Both Saudi Arabia and Israel view arch-foe Iran as main threat to Middle East
An Israeli cabinet minister said on Sunday that Israel has had covert contacts with Saudi Arabia amid common concerns over Iran, a first disclosure by a senior Israeli official of such contacts.
Both Saudi Arabia and Israel view arch-foe Iran as a main threat to the Middle East, and increased tension between Tehran and Riyadh has fuelled speculation that shared interests may push Saudi Arabia and Israel to work together.
Saudi Arabia maintains that any relations with Israel hinge on Israeli withdrawal from Arab lands captured in the 1967 Middle East war.
In an interview on Army Radio, Energy Minister Yuval Steinitz did not characterise the contacts or give details when asked why Israel was hiding its ties with Saudi Arabia.
He replied: “We have ties that are indeed partly covert with many Muslim and Arab countries, and usually we are the party that is not ashamed.
“It’s the other side that is interested in keeping the ties quiet. With us, usually, there is no problem, but we respect the other side’s wish, when ties are developing, whether it’s with Saudi Arabia or with other Arab countries or other Muslim countries, and there is much more … still, we keep it secret.”

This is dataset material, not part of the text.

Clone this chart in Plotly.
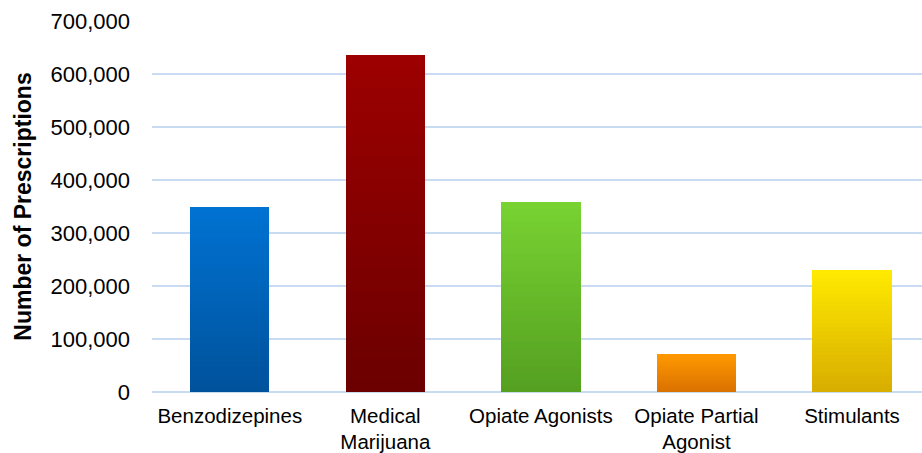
import plotly.graph_objects as go

categories = ["Benzodizepines", "Medical<br>Marijuana", "Opiate Agonists",
              "Opiate Partial<br>Agonist", "Stimulants"]
values = [349000, 636000, 358000, 71000, 231000]
top_colors = ["#0072D2", "#9C0000", "#78D232", "#FF9800", "#FFE900"]
bottom_colors = ["#00529C", "#6C0000", "#55A021", "#D97100", "#D8AE00"]
tick_vals = [0, 100000, 200000, 300000, 400000, 500000, 600000, 700000]
tick_text = ["0", "100,000", "200,000", "300,000", "400,000", "500,000", "600,000", "700,000"]

N_SEG = 30


def hex_to_rgb(h):
    h = h.lstrip("#")
    return tuple(int(h[i:i + 2], 16) for i in (0, 2, 4))


def mix(c1, c2, t):
    a, b = hex_to_rgb(c1), hex_to_rgb(c2)
    return "rgb(%d,%d,%d)" % tuple(round(a[i] + (b[i] - a[i]) * t) for i in range(3))


fig = go.Figure()
# gradient fill: each bar drawn as a stack of equal slices of its value
for s in range(N_SEG):
    t = s / (N_SEG - 1)
    fig.add_trace(go.Bar(
        x=list(range(len(categories))),
        y=[v / N_SEG for v in values],
        marker=dict(color=[mix(b, tc, t) for tc, b in zip(top_colors, bottom_colors)],
                    line=dict(width=0)),
        width=0.51,
        showlegend=False,
        hoverinfo="skip",
    ))

fig.update_layout(
    barmode="stack",
    width=922, height=453,
    margin=dict(l=152, r=0, t=21, b=59),
    paper_bgcolor="white", plot_bgcolor="white",
    font=dict(family="Liberation Sans, Arial, sans-serif", color="#000000"),
    xaxis=dict(
        tickmode="array", tickvals=list(range(len(categories))), ticktext=categories,
        range=[-0.5, 4.45], showgrid=False, zeroline=False, showline=False,
        tickfont=dict(size=20.5), ticks="", ticklabelstandoff=9,
    ),
    yaxis=dict(
        range=[0, 700000], tickmode="array", tickvals=tick_vals, ticktext=tick_text,
        showgrid=True, gridcolor="#C9DBF3", gridwidth=2,
        zeroline=True, zerolinecolor="#C9DBF3", zerolinewidth=2,
        showline=False, ticks="", tickfont=dict(size=22), ticklabelstandoff=21,
        title=dict(text="<b>Number of Prescriptions</b>", font=dict(size=23), standoff=12),
    ),
)

fig.write_html("out.html", config={"displayModeBar": False},
               post_script="document.body.style.margin='0';document.body.style.padding='0';")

In answering what Israel could gain from contacts with Saudi Arabia, Steinitz said:
“The contacts with the moderate Arab world, including with Saudi Arabia, help us to stop Iran. When we fought to get a better nuclear deal with Iran, with only partial success, there was some help from moderate Arab countries vis-à-vis the United States and the Western powers to assist us in this matter and even today, when we press the world powers not to agree to the establishment of an Iranian military base in Syria on our northern border, the Sunni Arab world is helping us.”
Last week, the Israeli military chief, Lieutenant General Gadi Eizenkot, told an Arabic language online newspaper that Israel was ready to share “intelligence information” with Saudi Arabia, saying their countries had a common interest in standing up to Iran.

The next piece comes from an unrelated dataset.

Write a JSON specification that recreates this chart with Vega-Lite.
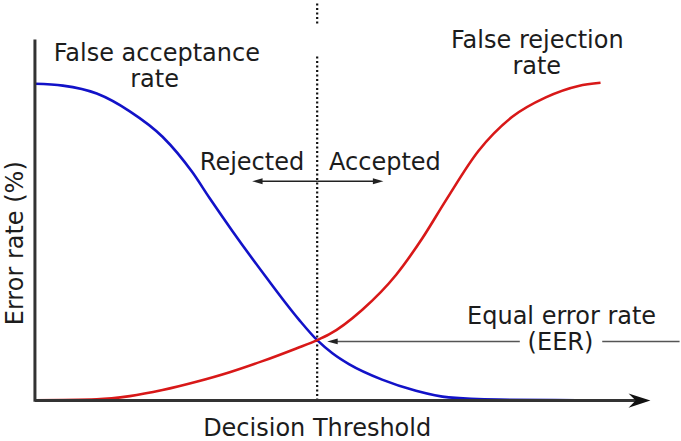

It marked the first time that any senior Israeli army officer, let alone the chief of staff, has been interviewed by a media organisation in Saudi Arabia, according to the Israeli newspaper Haaretz’s website.
Eizenkot told the newspaper, Elaph, that Israel and Saudi Arabia are in agreement about Iran’s intentions, Haaretz reported. He also noted that Israel and Saudi Arabia have never fought each other.
Saudi Arabia has ratcheted up pressure on Iran, accusing Tehran of trying to expand its influence in Arab countries, often through proxies including the Lebanese Shia Hezbollah group.